Plus, when I woke up this morning I could hardly move my jaw and my body felt like I had stayed in one position all night. I was stiff, sore and wondering if I really got any good sleep. I think my sleep was stressful and if I had my guess, it was because I was dreaming about my never ending pages of philosophy reading still waiting for me. Actually the 613 Mitzvot Commandments of the Modern Judaism faith has me bug-eyed! I was supposed to feel better when the prof says we shouldn't feel the need to memorize them all, just be very familiar with them! He must not have 4 little kids who want to practice their colors and drawing on the 25 pages of Mitzvot Commandments I had to print in order to get "very familiar" with all 613 of them!
Adding full time school into this life of full time mom, full time taxi driver, full time housekeeper and lately full time nurse for my sick kids... has been a big adjustment! My lack of sleep is starting to play a role in my ability to "be nice". I want to be nice, truly I do. But my niceness (I'm sure I saw that word in my books lately...and spelled just like that!) left when I realized that I would have to stay up till midnight every night in order to get this all done. And incidentally, the wooden spoon has made its way back into my life!
Just for examples sake, I just found Madelyn hiding in my bathroom as she unrolled the entire roll of scotch tape and has stuck it to the floor boards. Well, that is, what part of the tape she could get pulled out of her hair. And speaking of her hair, its stiff from the cereal that she spilled this morning all over herself and the kitchen floor. (She's beginning to remind me of Romona Quimby from my early reading days!) Once again, I want to be nice. I just can't find my nice Sunday voice when I discover another mess to clean! And somehow I fear that everything these days seems to equate to LESS SLEEP FOR ME!!
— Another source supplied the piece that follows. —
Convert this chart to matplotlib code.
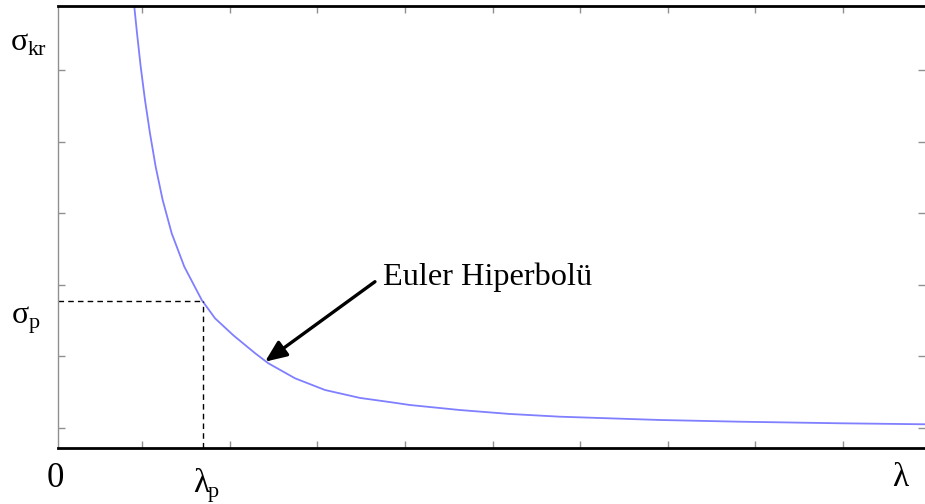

Anyways, I am actually taking a Christian counseling class this semester too. Actually, I'm taking 2 philosophy classes and 2 Christian counseling classes...the first set are for 8 weeks and then the second set for the other 8 weeks. The counseling classes are more "normal" for me and though they do require reading and watching lectures, Christian counseling ethics is not on the same brain hemisphere as the Mitzvot! Just saying.
Truthfully I'm not really sure what brain hemisphere I'm actually working off of lately. I had a not so intelligent moment come over me the other day that left me wondering about the space between my ears. I was carrying a 20 lb bag of potato's from the car to the kitchen and had the misfortune of the top part of the bag breaking. Some of the potato's fell out of the bag and rolled down the stairs and into the red dirt. My Dad happen to be standing there and being the really smart and intelligent thing that I am, I said "oh Dad, they fell into the dirt, do you think they're still good?". Dad gave me this odd facial expression and said "and so where did you think the others in the bag came from?". oh right. duh. But he ever so sweetly got under the porch, recovered the potato's for me and didn't say another word about it.
I came into the house, looked at those 2 pathetic roots and thought "Well, to heck with where potato's come from cause I'm busy getting very familiar with all 613 of the Mitzvot"!!